Achates Power, a developer of fuel-efficient engines with operations in Farmington Hills, in collaboration with Auburn Hills-based Delphi Automotive and Argonne National Laboratory, were awarded $9 million by the U.S. Department of Energy to develop a gasoline engine that could yield fuel efficiency gains of more than 50 percent compared to turbocharged direct injection gasoline engines.

"Our opposed-piston, gasoline compression ignition engine will dramatically reduce petroleum consumption and carbon dioxide emissions, while meeting current and future mandates for low criteria emissions in cost effective, high-volume products that consumers will love driving," says David Johnson, president and CEO of Achates Power.

Johnson says Achates Power, Argonne, and Delphi expect to spend a total of $13 million on the program. He says the three-year effort will result in the creation of a 3-cylinder, 3-liter opposed-piston, gasoline compression ignition engine that’s applicable to large passenger vehicles, pickup trucks, SUVs, and minivans. Johnson says the technology is adaptable to 2- and 4-cylinder engines that can be used in SUVs and mid-size cars.

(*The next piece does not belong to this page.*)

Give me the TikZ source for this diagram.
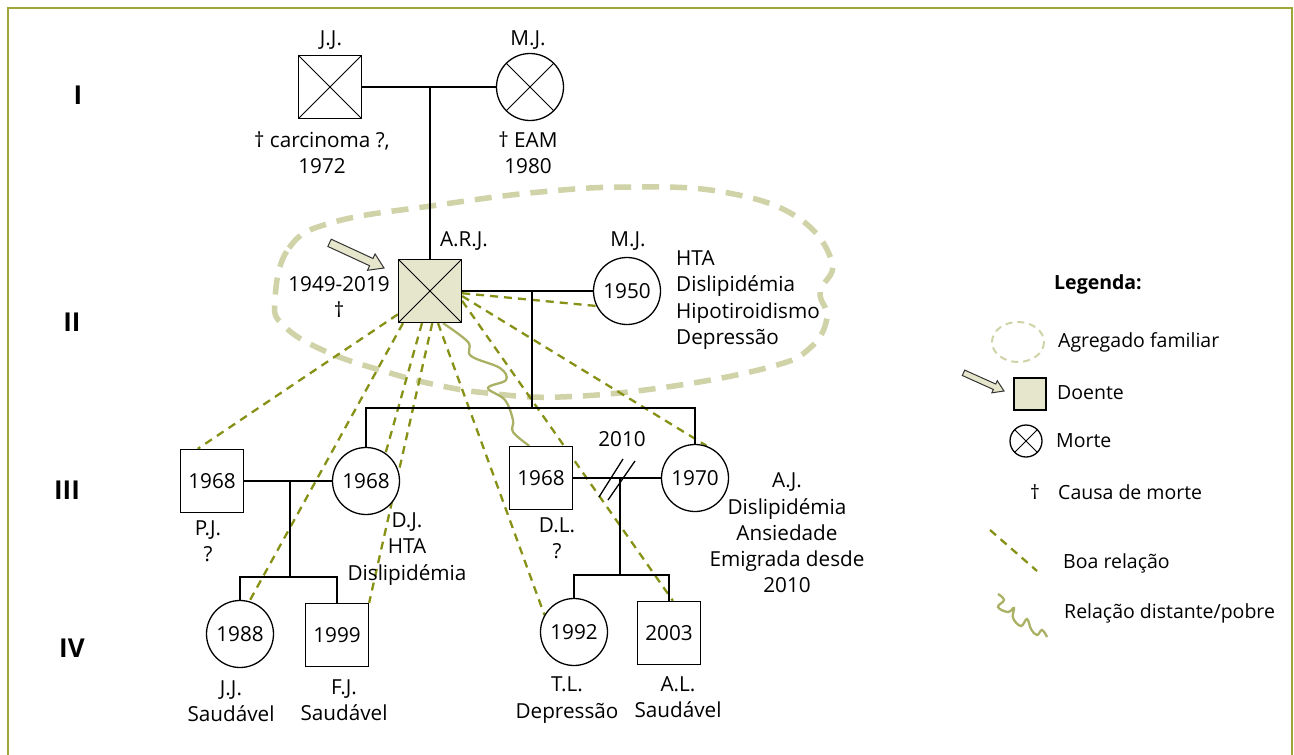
\documentclass[tikz,border=0pt]{standalone}
\usepackage{fontspec}
\setmainfont{Open Sans}
\usetikzlibrary{backgrounds}

\definecolor{frameolive}{RGB}{160,165,55}
\definecolor{doente}{RGB}{230,230,204}
\definecolor{goodrel}{RGB}{134,145,22}
\definecolor{poorrel}{RGB}{170,176,100}
\definecolor{household}{RGB}{208,210,168}

\tikzset{
  male/.style={draw, line width=1.3pt, fill=white, minimum size=63pt, inner sep=0pt},
  female/.style={draw, circle, line width=1.3pt, fill=white, minimum size=67pt, inner sep=0pt},
  dead/.style={path picture={
      \draw[line width=0.9pt] (path picture bounding box.north west) -- (path picture bounding box.south east)
                              (path picture bounding box.north east) -- (path picture bounding box.south west);}},
  kin/.style={line width=1.3pt},
  goodline/.style={goodrel, line width=2.3pt, dash pattern=on 8pt off 6pt},
  poorline/.style={poorrel, line width=2.3pt},
  hhline/.style={household, line width=5.5pt, dash pattern=on 17pt off 11pt},
  lbl/.style={align=center, inner sep=0pt},
  legendtext/.style={lbl, anchor=west, font=\fontsize{19.5}{26}\selectfont},
  gen/.style={font=\fontsize{26}{30}\selectfont\bfseries},
}

% block arrow pointing at the index patient: tip x, tip y, angle, scale
\newcommand{\probandarrow}[4]{%
  \begin{scope}[shift={(#1,#2)}, rotate=#3, scale=#4]
    \filldraw[fill=doente, draw=black!80, line width=1pt]
      (0,0) -- (-14,9) -- (-14,4) -- (-60,4) -- (-60,-4) -- (-14,-4) -- (-14,-9) -- cycle;
  \end{scope}}

\begin{document}
\begin{tikzpicture}[x=1pt,y=-1pt,font=\fontsize{20.7}{26.3}\selectfont]
  \useasboundingbox (0,0) rectangle (1294,755);
  \draw[frameolive, line width=2.5pt] (8,757) -- (8,8) -- (1292,8) -- (1292,757);

  % generations
  \node[gen] (g1) at (78,95) {I};
  \node[gen] (g2) at (72,322) {II};
  \node[gen] (g3) at (67,490) {III};
  \node[gen] (g4) at (72,648) {IV};

  % generation I
  \node[male,dead] (jj) at (330,87) {};
  \node[female,dead] (mj) at (530,87) {};
  \node[lbl] (jj-name) at (331,40) {J.J.};
  \node[lbl] (mj-name) at (528,40) {M.J.};
  \node[lbl] (jj-note) at (322,153) {† carcinoma ?,\\1972};
  \node[lbl] (mj-note) at (528,153) {† EAM\\1980};
  \coordinate (c1) at (430,87);

  % generation II
  \node[male,dead,fill=doente] (arj) at (430,291) {};
  \node[female] (mjw) at (627,291) {1950};
  \node[lbl] (arj-name) at (464,241) {A.R.J.};
  \node[lbl] (mjw-name) at (628,241) {M.J.};
  \node[lbl] (arj-note) at (339,297) {1949-2019\\†};
  \node[lbl,align=left,anchor=west] (mjw-note) at (676,300) {HTA\\Dislipidémia\\Hipotiroidismo\\Depressão};
  \coordinate (c2) at (532,291);
  \coordinate (sib) at (532,408);
  \probandarrow{384}{268}{-24.8}{1}

  % generation III
  \node[male] (pj) at (212,481) {1968};
  \node[female] (dj) at (366,481) {1968};
  \node[male] (dl) at (541,478) {1968};
  \node[female] (aj) at (695,478) {1970};
  \node[lbl] (pj-note) at (208,541) {P.J.\\?};
  \node[lbl] (dj-note) at (407,549) {D.J.\\HTA\\Dislipidémia};
  \node[lbl] (dl-note) at (557,538) {D.L.\\?};
  \node[lbl] (aj-note) at (787,533) {A.J.\\Dislipidémia\\Ansiedade\\Emigrada desde\\2010};
  \node[lbl] (div) at (622,439) {2010};
  \coordinate (c3) at (290,481);
  \coordinate (kids1) at (290,577);
  \coordinate (c4) at (620,478);
  \coordinate (kids2) at (620,575);

  % generation IV
  \node[female] (jjg) at (240,634) {1988};
  \node[male] (fj) at (337,635) {1999};
  \node[female] (tl) at (574,632) {1992};
  \node[male] (al) at (669,633) {2003};
  \node[lbl] (jjg-note) at (231,701) {J.J.\\Saudável};
  \node[lbl] (fj-note) at (344,700) {F.J.\\Saudável};
  \node[lbl] (tl-note) at (567,700) {T.L.\\Depressão};
  \node[lbl] (al-note) at (678,697) {A.L.\\Saudável};

  % pedigree lines
  \draw[kin] (jj.east) -- (mj.west);
  \draw[kin] (c1) -- (arj.north);
  \draw[kin] (arj.east) -- (mjw.west);
  \draw[kin] (c2) -- (sib);
  \draw[kin] (dj.north) -- (dj.north |- sib) -- (aj.north |- sib) -- (aj.north);
  \draw[kin] (pj.east) -- (dj.west);
  \draw[kin] (c3) -- (kids1);
  \draw[kin] (jjg.north) -- (jjg.north |- kids1) -- (fj.north |- kids1) -- (fj.north);
  \draw[kin] (dl.east) -- (aj.west);
  \draw[kin] (c4) -- (kids2);
  \draw[kin] (tl.north) -- (tl.north |- kids2) -- (al.north |- kids2) -- (al.north);
  \draw[kin] (599,497) -- (623,459) (608,500) -- (635,461);

  % relations and household
  \begin{scope}[on background layer]
    \draw[hhline] plot[smooth cycle, tension=0.7] coordinates {
      (275,300) (289,248) (334,222) (438,205) (540,192) (630,187) (723,192) (797,217)
      (832,262) (820,292) (827,318) (810,348) (770,367) (667,387) (560,397) (487,393)
      (437,385) (390,373) (327,352) (284,326)};
    \draw[goodline] (arj.216) -- (pj.114);
    \draw[goodline] (arj.230) -- (jjg.74);
    \draw[goodline] (arj.256) -- (dj.55);
    \draw[goodline] (arj.274) -- (fj.north east);
    \draw[goodline] (arj.284) -- (tl.150);
    \draw[goodline] (arj.343) -- (al.83);
    \draw[goodline] (arj.351) -- (aj.70);
    \draw[goodline] (arj.356) -- (mjw.206);
    \draw[poorline] plot[smooth, tension=0.6] coordinates {
      (arj.292) (468,342) (471,356) (500,368) (506,380) (488,388) (505,400)
      (513,420) (513,432) (dl.110)};
  \end{scope}

  % legend
  \node[lbl,font=\fontsize{19.5}{26}\selectfont\bfseries] (lg-title) at (1098,284) {Legenda:};
  \draw[household, line width=2pt, dash pattern=on 7pt off 5pt] (1018,342) ellipse [x radius=26, y radius=20];
  \node[legendtext] (lg-hh) at (1058,342) {Agregado familiar};
  \node[male, fill=doente, minimum size=32pt] (lg-sq) at (1030,394) {};
  \probandarrow{1004}{391}{-24.2}{0.74}
  \node[legendtext] (lg-sick) at (1057,393) {Doente};
  \node[female, dead, minimum size=32pt] (lg-ci) at (1026,441) {};
  \node[legendtext] (lg-dead) at (1056,441) {Morte};
  \node[lbl,font=\fontsize{19.5}{26}\selectfont] (lg-dag) at (1035,492) {†};
  \node[legendtext] (lg-cause) at (1058,492) {Causa de morte};
  \coordinate (lg-g1) at (990,530);
  \coordinate (lg-g2) at (1037,571);
  \draw[goodline] (lg-g1) -- (lg-g2);
  \node[legendtext] (lg-good) at (1063,563) {Boa relação};
  \draw[poorline] plot[smooth, tension=0.7] coordinates {
    (998,594) (1004,600) (998,607) (1008,612) (1014,608) (1013,618) (1021,626)
    (1027,619) (1031,629) (1037,635) (1042,630) (1047,637)};
  \node[legendtext] (lg-poor) at (1064,613) {Relação distante/pobre};
\end{tikzpicture}
\end{document}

Gasoline compression ignition uses high cylinder temperatures and pressures to spontaneously combust gasoline fuel without requiring spark plugs.

Johnson says Achates Power has developed an opposed-piston engine that has a two-stroke design. Delphi has also developed a gasoline direct injection compression ignition, and Argonne National Laboratory, a science and engineering research center in Illinois, has been developing gasoline compression in a series of conventional development engines.

"Argonne and Delphi have already shown on conventional four-stroke engines that…gasoline compression ignition provides diesel–like efficiencies, in a gasoline engine, without typical diesel engine and after treatment cost penalties," Johnson says.